Fabrication and process

Atom-by-atom diffusion offers simple route to longer and thinner nanowires

30 Jan 2019 Alex Petkov 
Nanorods moulded out of various crystalline metals
Nanorods moulded out of various crystalline metals (Credit: Ze Liu et al./ Physical Review Letters)

Researchers in the US and China have shown that diffusion at the atomic scale enables long nanowires of crystalline metals to be fabricated using a single-step moulding technique. The nanomoulding method is much easier and more cost-effective than current fabrication techniques, which could open up new applications for metallic nanowires. What’s more, unlike with other fabrication techniques, narrower nanowires are easier to produce than those with larger diameters.

Moulding is a common fabrication technique in which a malleable material is formed into a 3D structure by forcing it into a pre-defined template. For nanoscale features, however, this method is limited by the size of the so-called “flow unit”. In polymers, for example, the flow unit is a molecule – typically about a nanometre in size – which makes them suitable for nanomoulding. But this technique has not been considered a viable option for metallic materials, since in this case the flow unit is a grain – which is much larger. This has required the use of more costly methods, such as lithography, to etch nanopatterns onto crystalline metals.

So it was a surprise in 2017 when Ze Liu of Wuhan University in China showed that crystalline metals can be moulded into high-aspect ratio nanowires at temperatures below their melting point. While this low-cost, one-step fabrication method is clearly advantageous, Liu could not explain the mechanisms behind this unexpected finding.

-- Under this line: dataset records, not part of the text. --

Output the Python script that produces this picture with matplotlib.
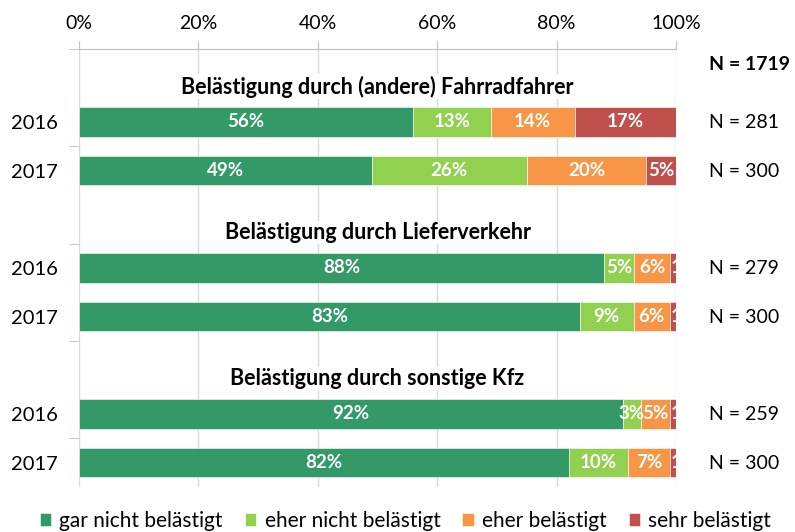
import matplotlib.pyplot as plt
import numpy as np

plt.rcParams['font.family'] = ['Lato', 'DejaVu Sans']

# Umfrage: Belästigung durch andere Verkehrsteilnehmer (Anteile in %)
groups = ['Belästigung durch (andere) Fahrradfahrer',
          'Belästigung durch Lieferverkehr',
          'Belästigung durch sonstige Kfz']
years = ['2016', '2017', '2016', '2017', '2016', '2017']
n_rows = ['N = 281', 'N = 300', 'N = 279', 'N = 300', 'N = 259', 'N = 300']
n_total = 'N = 1719'

categories = ['gar nicht belästigt', 'eher nicht belästigt',
              'eher belästigt', 'sehr belästigt']
gar_nicht = [56, 49, 88, 83, 92, 82]
eher_nicht = [13, 26, 5, 9, 3, 10]
eher = [14, 20, 6, 6, 5, 7]
sehr = [17, 5, 1, 1, 1, 1]

colors = ['#339966', '#92D050', '#F79646', '#C0504D']

values = np.array([gar_nicht, eher_nicht, eher, sehr], dtype=float)
shares = values / values.sum(axis=0) * 100  # 100%-gestapelt

# 9 Kategorie-Zeilen: Titelzeile + 2 Jahre je Gruppe
bar_pos = np.array([1, 2, 4, 5, 7, 8])
title_pos = np.array([0, 3, 6])

fig = plt.figure(figsize=(7.95, 5.32), dpi=100)
ax = fig.add_axes([0.0994, 0.0846, 0.7509, 0.8233])

left = np.zeros(len(bar_pos))
for k in range(4):
    ax.barh(bar_pos, shares[k], left=left, height=0.6, color=colors[k],
            edgecolor='white', linewidth=0.4, label=categories[k], zorder=3)
    for y, l, w, v in zip(bar_pos, left, shares[k], values[k]):
        if w < 2:
            # schmale Segmente: Beschriftung ab Segmentbeginn, am Rand abgeschnitten
            x, ha = l + 0.1, 'left'
        else:
            x, ha = l + w / 2, 'center'
        ax.text(x, y, f'{v:.0f}%', ha=ha, va='center',
                color='white', fontsize=13.5, fontweight='bold',
                clip_on=True, zorder=4)
    left += shares[k]

for y, t in zip(title_pos, groups):
    ax.text(50, y + 0.27, t, ha='center', va='center', fontsize=15.5,
            fontweight='bold', color='black', zorder=5,
            bbox=dict(facecolor='white', edgecolor='none', pad=1))

# N-Angaben rechts neben dem Diagramm
for y, t in zip(bar_pos, n_rows):
    ax.text(105.5, y + 0.02, t, ha='left', va='center', fontsize=14,
            clip_on=False)
ax.text(105.5, -0.19, n_total, ha='left', va='center', fontsize=14,
        fontweight='bold', clip_on=False)

ax.set_xlim(0, 100)
ax.set_ylim(8.5, -0.5)
ax.xaxis.tick_top()
ax.set_xticks(np.arange(0, 101, 20))
ax.set_xticklabels([f'{v}%' for v in range(0, 101, 20)], fontsize=14)
ax.tick_params(axis='x', length=6, color='#BFBFBF', pad=6)
ax.grid(axis='x', color='#D9D9D9', linewidth=1, zorder=0)

ax.set_yticks(bar_pos)
ax.set_yticklabels(years, fontsize=14.5)
ax.tick_params(axis='y', which='major', length=0, pad=15)
ax.set_yticks([-0.5, 1.5, 3.5, 5.5, 7.5], minor=True)
ax.tick_params(axis='y', which='minor', length=7, color='#BFBFBF')

for s in ['left', 'right', 'bottom']:
    ax.spines[s].set_visible(False)
ax.spines['top'].set_color('#BFBFBF')

fig.legend(loc='center', bbox_to_anchor=(0.51, 0.021), ncol=4,
           frameon=False, fontsize=15, handlelength=0.55, handleheight=0.55,
           handletextpad=0.4, columnspacing=1.05)

fig.savefig('out.png', dpi=100, facecolor='white')
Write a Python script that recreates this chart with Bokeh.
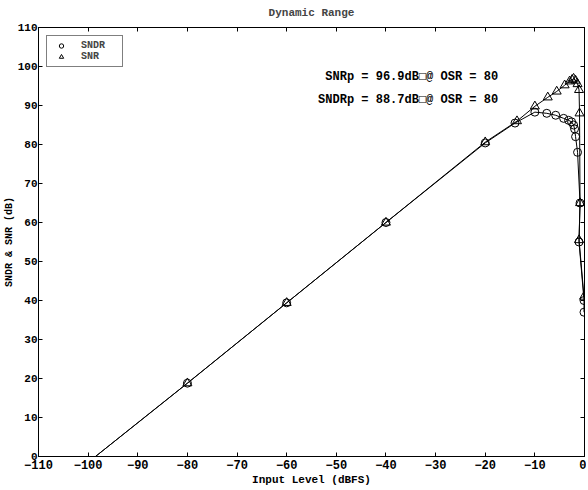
from bokeh.plotting import figure
from bokeh.models import Label, LinearAxis, SingleIntervalTicker, Legend, LegendItem, Range1d
from bokeh.embed import file_html
from bokeh.resources import INLINE

# SNDR (circles)
sndr_x = [-100, -80, -60, -40, -20, -14, -10, -7.6, -5.8, -4.2, -3.2, -2.6, -2.2, -2.0, -1.8, -1.4, -0.9, -1.1, -0.1, -0.1]
sndr_y = [-1.5, 18.8, 39.4, 60.0, 80.4, 85.5, 88.3, 88.0, 87.5, 86.7, 86.2, 85.8, 85.0, 84.0, 82.0, 78.0, 65.0, 55.0, 40.0, 37.0]
# SNR (triangles)
snr_x = [-100, -80, -60, -40, -20, -13.6, -10, -7.4, -5.6, -4.0, -3.0, -2.5, -2.2, -1.8, -1.4, -1.1, -1.0, -0.9, -1.1, -0.1]
snr_y = [-1.5, 18.8, 39.4, 60.0, 80.6, 86.0, 89.8, 92.1, 93.6, 95.2, 96.2, 96.6, 96.9, 96.4, 95.5, 94.0, 88.0, 65.0, 55.5, 41.0]

notes = ["SNRp = 96.9dB\u25a1@ OSR = 80", "SNDRp = 88.7dB\u25a1@ OSR = 80"]
notes_x = [-17.4, -17.4]
notes_y = [97.2, 91.3]

tick_values = list(range(-110, 1, 10))
ytick_values = list(range(0, 111, 10))

FONT = "Liberation Mono"

p = figure(width=586, height=488, output_backend="svg", toolbar_location=None,
           x_range=Range1d(-110, 0), y_range=Range1d(0, 110),
           title="Dynamic Range", x_axis_label="Input Level (dBFS)",
           y_axis_label="SNDR & SNR (dB)",
           min_border_left=37, min_border_right=2, min_border_top=25, min_border_bottom=32)

p.title.align = "center"
p.title.vertical_align = "top"
p.title.text_font = FONT
p.title.text_font_size = "11px"
p.title.text_font_style = "bold"
p.title.standoff = 13

p.xgrid.visible = False
p.ygrid.visible = False
p.outline_line_color = "black"
p.outline_line_width = 1
p.background_fill_color = "white"
p.border_fill_color = "white"

for ax in (p.xaxis[0], p.yaxis[0]):
    ax.ticker = SingleIntervalTicker(interval=10)
    ax.major_tick_in = 4
    ax.major_tick_out = 0
    ax.minor_tick_in = 0
    ax.minor_tick_out = 0
    ax.major_label_text_font = FONT
    ax.major_label_text_font_size = "12px"
    ax.major_label_text_font_style = "bold"
    ax.major_label_text_color = "black"
    ax.axis_label_text_font = FONT
    ax.axis_label_text_font_size = "11px"
    ax.axis_label_text_font_style = "bold"
    ax.axis_label_text_color = "black"
    ax.axis_line_color = "black"
    ax.major_label_standoff = 3
    ax.axis_label_standoff = 2
p.yaxis[0].major_label_text_font_size = "11px"
p.yaxis[0].axis_label_text_font_size = "10px"
p.yaxis[0].major_label_standoff = 1
p.yaxis[0].axis_label_standoff = 0

# mirrored ticks on top/right, without labels
for loc, vals in (("above", tick_values), ("right", ytick_values)):
    ax = LinearAxis(ticker=SingleIntervalTicker(interval=10),
                    major_label_overrides={v: "" for v in vals})
    ax.major_tick_in = 4
    ax.major_tick_out = 0
    ax.minor_tick_in = 0
    ax.minor_tick_out = 0
    ax.major_label_standoff = 0
    ax.axis_line_color = "black"
    p.add_layout(ax, loc)

p.line(sndr_x, sndr_y, line_color="black", line_width=1)
p.line(snr_x, snr_y, line_color="black", line_width=1)
r_c = p.scatter(sndr_x, sndr_y, marker="circle", size=8, fill_color=None, line_color="black", line_width=1)
r_t = p.scatter(snr_x, snr_y, marker="triangle", size=9, fill_color=None, line_color="black", line_width=1)

legend = Legend(items=[LegendItem(label="SNDR", renderers=[r_c]),
                       LegendItem(label="SNR", renderers=[r_t])],
                location="top_left")
legend.label_text_font = FONT
legend.label_text_font_size = "10px"
legend.label_text_font_style = "bold"
legend.border_line_color = "black"
legend.border_line_width = 1
legend.background_fill_alpha = 1
legend.glyph_width = 20
legend.glyph_height = 11
legend.label_height = 11
legend.label_width = 37
legend.spacing = 0
legend.padding = 4
legend.margin = 8
legend.label_standoff = 10
p.add_layout(legend)

for t, x, y in zip(notes, notes_x, notes_y):
    p.add_layout(Label(x=x, y=y, text=t, text_align="right", text_baseline="middle",
                       text_font=FONT, text_font_size="12px", text_font_style="bold",
                       text_color="black"))

open("out.html", "w").write(file_html(p, INLINE))
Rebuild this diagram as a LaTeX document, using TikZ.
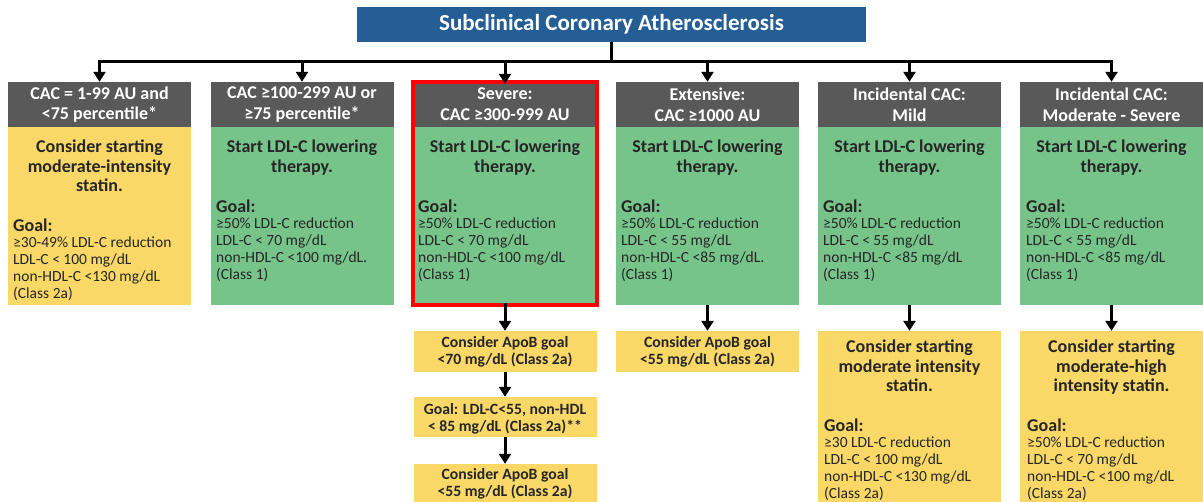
\documentclass[tikz,border=0pt]{standalone}
\usepackage{fontspec}
\setmainfont{Carlito}
\usetikzlibrary{arrows.meta}
\definecolor{ttlblue}{RGB}{37,94,149}
\definecolor{hdrgray}{RGB}{89,89,89}
\definecolor{bgreen}{RGB}{119,196,139}
\definecolor{byellow}{RGB}{249,216,104}
\definecolor{txtdark}{RGB}{38,38,38}
\definecolor{frame}{RGB}{255,0,0}
\begin{document}
\begin{tikzpicture}[x=1pt,y=-1pt,
  titlebox/.style={fill=ttlblue,text=white,font=\bfseries\fontsize{23}{26}\selectfont,minimum width=509pt,minimum height=35pt,inner sep=0pt},
  hdr/.style={fill=hdrgray,text=white,font=\bfseries\fontsize{18}{20.7}\selectfont,align=center,minimum width=183pt,minimum height=45pt,inner sep=0pt},
  gbox/.style={fill=bgreen,minimum width=183pt,inner sep=0pt},
  ybox/.style={fill=byellow,minimum width=183pt,inner sep=0pt},
  bhead/.style={text=txtdark,font=\bfseries\fontsize{18}{19.5}\selectfont,align=center,inner sep=0pt,anchor=north},
  glabel/.style={text=txtdark,font=\bfseries\fontsize{18}{19}\selectfont,inner sep=0pt,anchor=north west},
  glines/.style={text=txtdark,font=\fontsize{15.5}{17}\selectfont,align=left,inner sep=0pt,anchor=north west},
  smalltxt/.style={text=txtdark,font=\bfseries\fontsize{15.7}{16.5}\selectfont,align=center,inner sep=0pt},
  conn/.style={line width=3pt},
  arr/.style={line width=3pt,-{Triangle[width=12pt,length=10pt]}},
  redframe/.style={draw=frame,line width=4pt}
]
\useasboundingbox (0,0) rectangle (1203,502);

% title
\node[titlebox] (title) at (611.5,24.5) {Subclinical Coronary Atherosclerosis};
\coordinate (bus) at (0,62);

% headers
\node[hdr] (h1) at (99.5,104.5) {CAC = 1-99 AU and\\<75 percentile*};
\node[hdr] (h2) at (302,104.5) {CAC ≥100-299 AU or\\≥75 percentile*};
\node[hdr] (h3) at (505,104.5) {Severe:\\CAC ≥300-999 AU};
\node[hdr] (h4) at (707.5,104.5) {Extensive:\\CAC ≥1000 AU};
\node[hdr] (h5) at (909.5,104.5) {Incidental CAC:\\Mild};
\node[hdr] (h6) at (1111.5,104.5) {Incidental CAC:\\Moderate - Severe};

% bodies
\node[ybox,minimum height=178pt] (b1) at (99.5,216) {};
\node[gbox,minimum height=178pt] (b2) at (302,216) {};
\node[gbox,minimum height=178pt] (b3) at (505,216) {};
\node[gbox,minimum height=178pt] (b4) at (707.5,216) {};
\node[gbox,minimum height=178pt] (b5) at (909.5,216) {};
\node[gbox,minimum height=178pt] (b6) at (1111.5,216) {};
\draw[redframe] (h3.north west) rectangle (b3.south east);

% connectors top
\draw[conn] (title.south) -- (title.south |- bus);
\draw[conn] ([xshift=-1.5pt]h1.north |- bus) -- ([xshift=1.5pt]h6.north |- bus);
\foreach \h in {h1,h2,h4,h5,h6}{
  \draw[arr] (\h.north |- bus) -- (\h.north);
}
\draw[arr] (h3.north |- bus) -- ([yshift=-2pt]h3.north);

% body texts
\node[bhead] (t1) at (99.5,140) {Consider starting\\moderate-intensity\\statin.};
\node[glabel] (g1) at (13,219) {Goal:};
\node[glines] (l1) at (13,237) {≥30-49\% LDL-C reduction\\LDL-C < 100 mg/dL\\non-HDL-C <130 mg/dL\\(Class 2a)};

\node[bhead] (t2) at (302,140) {Start LDL-C lowering\\therapy.};
\node[glabel] (g2) at (216,199.5) {Goal:};
\node[glines] (l2) at (216,217.5) {≥50\% LDL-C reduction\\LDL-C < 70 mg/dL\\non-HDL-C <100 mg/dL.\\(Class 1)};

\node[bhead] (t3) at (505,140) {Start LDL-C lowering\\therapy.};
\node[glabel] (g3) at (418,199.5) {Goal:};
\node[glines] (l3) at (418,217.5) {≥50\% LDL-C reduction\\LDL-C < 70 mg/dL\\non-HDL-C <100 mg/dL\\(Class 1)};

\node[bhead] (t4) at (707.5,140) {Start LDL-C lowering\\therapy.};
\node[glabel] (g4) at (621,199.5) {Goal:};
\node[glines] (l4) at (621,217.5) {≥50\% LDL-C reduction\\LDL-C < 55 mg/dL\\non-HDL-C <85 mg/dL.\\(Class 1)};

\node[bhead] (t5) at (909.5,140) {Start LDL-C lowering\\therapy.};
\node[glabel] (g5) at (823,199.5) {Goal:};
\node[glines] (l5) at (823,217.5) {≥50\% LDL-C reduction\\LDL-C < 55 mg/dL\\non-HDL-C <85 mg/dL\\(Class 1)};

\node[bhead] (t6) at (1111.5,140) {Start LDL-C lowering\\therapy.};
\node[glabel] (g6) at (1026,199.5) {Goal:};
\node[glines] (l6) at (1026,217.5) {≥50\% LDL-C reduction\\LDL-C < 55 mg/dL\\non-HDL-C <85 mg/dL\\(Class 1)};

% lower boxes column 3
\node[ybox,minimum height=41pt] (s3a) at (505,351.5) {};
\node[smalltxt] (s3at) at (505,352) {Consider ApoB goal\\<70 mg/dL (Class 2a)};
\node[ybox,minimum height=40pt] (s3b) at (505,417) {};
\node[smalltxt] (s3bt) at (505,419) {Goal: LDL-C<55, non-HDL\\< 85 mg/dL (Class 2a)**};
\node[ybox,minimum height=46pt] (s3c) at (505,487) {};
\node[smalltxt] (s3ct) at (505,484) {Consider ApoB goal\\<55 mg/dL (Class 2a)};

\draw[arr] (b3.south) ++(0,2pt) coordinate (b3s) -- (s3a.north);
\draw[arr] (s3a.south) -- (s3b.north);
\draw[arr] (s3b.south) -- (s3c.north);

% column 4
\node[ybox,minimum height=41pt] (s4a) at (707.5,351.5) {};
\node[smalltxt] (s4at) at (707.5,352) {Consider ApoB goal\\<55 mg/dL (Class 2a)};
\draw[arr] (b4.south) -- (s4a.north);

% column 5
\node[ybox,minimum height=179pt] (s5) at (909.5,420.5) {};
\node[bhead] (s5t) at (909.5,340) {Consider starting\\moderate intensity\\statin.};
\node[glabel] (s5g) at (824,419) {Goal:};
\node[glines] (s5l) at (824,437) {≥30 LDL-C reduction\\LDL-C < 100 mg/dL\\non-HDL-C <130 mg/dL\\(Class 2a)};
\draw[arr] (b5.south) -- (s5.north);

% column 6
\node[ybox,minimum height=179pt] (s6) at (1111.5,420.5) {};
\node[bhead] (s6t) at (1111.5,340) {Consider starting\\moderate-high\\intensity statin.};
\node[glabel] (s6g) at (1027,419) {Goal:};
\node[glines] (s6l) at (1027,437) {≥50\% LDL-C reduction\\LDL-C < 70 mg/dL\\non-HDL-C <100 mg/dL\\(Class 2a)};
\draw[arr] (b6.south) -- (s6.north);
\end{tikzpicture}
\end{document}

More recently Liu teamed up with researchers from Yale University in the US to investigate the method further. Experiments revealed, somewhat counter-intuitively, that it was easier to produce nanowires with smaller radii using the nanomoulding technique. When fabricating the wires for the same amount of time, narrow nanopillars were significantly longer than those with larger diameters. This was unexpected, since capillary forces and the size of the flow unit should make moulding more difficult at smaller scales.

Since the mould cavities are smaller than a metal’s grain, the researchers knew that most deformation mechanisms could not be responsible for creating the nanowire structures. Instead, they concluded that atomic-level diffusion is the main process that drives crystalline metal nanomoulding.

According to the research team, the pressure applied to the metal during nanomoulding generates a concentration of vacant-atom impurities. These vacancies allow metallic atoms to propagate through the mould cavities, a process that they confirm can explain their curious observations of increasing the wire length for smaller radii.

Jan Schroers from Yale, a member of the research team, shares his surprise at the discovery that “atomic diffusion is capable, atom by atom, to produce these very long nanowires”. As the properties of metal nanostructures strongly depend on their sizes and shapes, this quick and easy method is bound to find wide application. “Nanotechnology needs a technique that can fabricate a much broader range of materials on the nanoscale,” Schroers comments. The researcher suggests that advanced fields such as biosensing and catalysis are likely to benefit the most from this discovery in the short term, but he also sees future use in quantum devices. As a next step, the team plans to see whether this diffusive nanomoulding can be used to form intermetallic phases.

Full results are published in Physical Review Letters.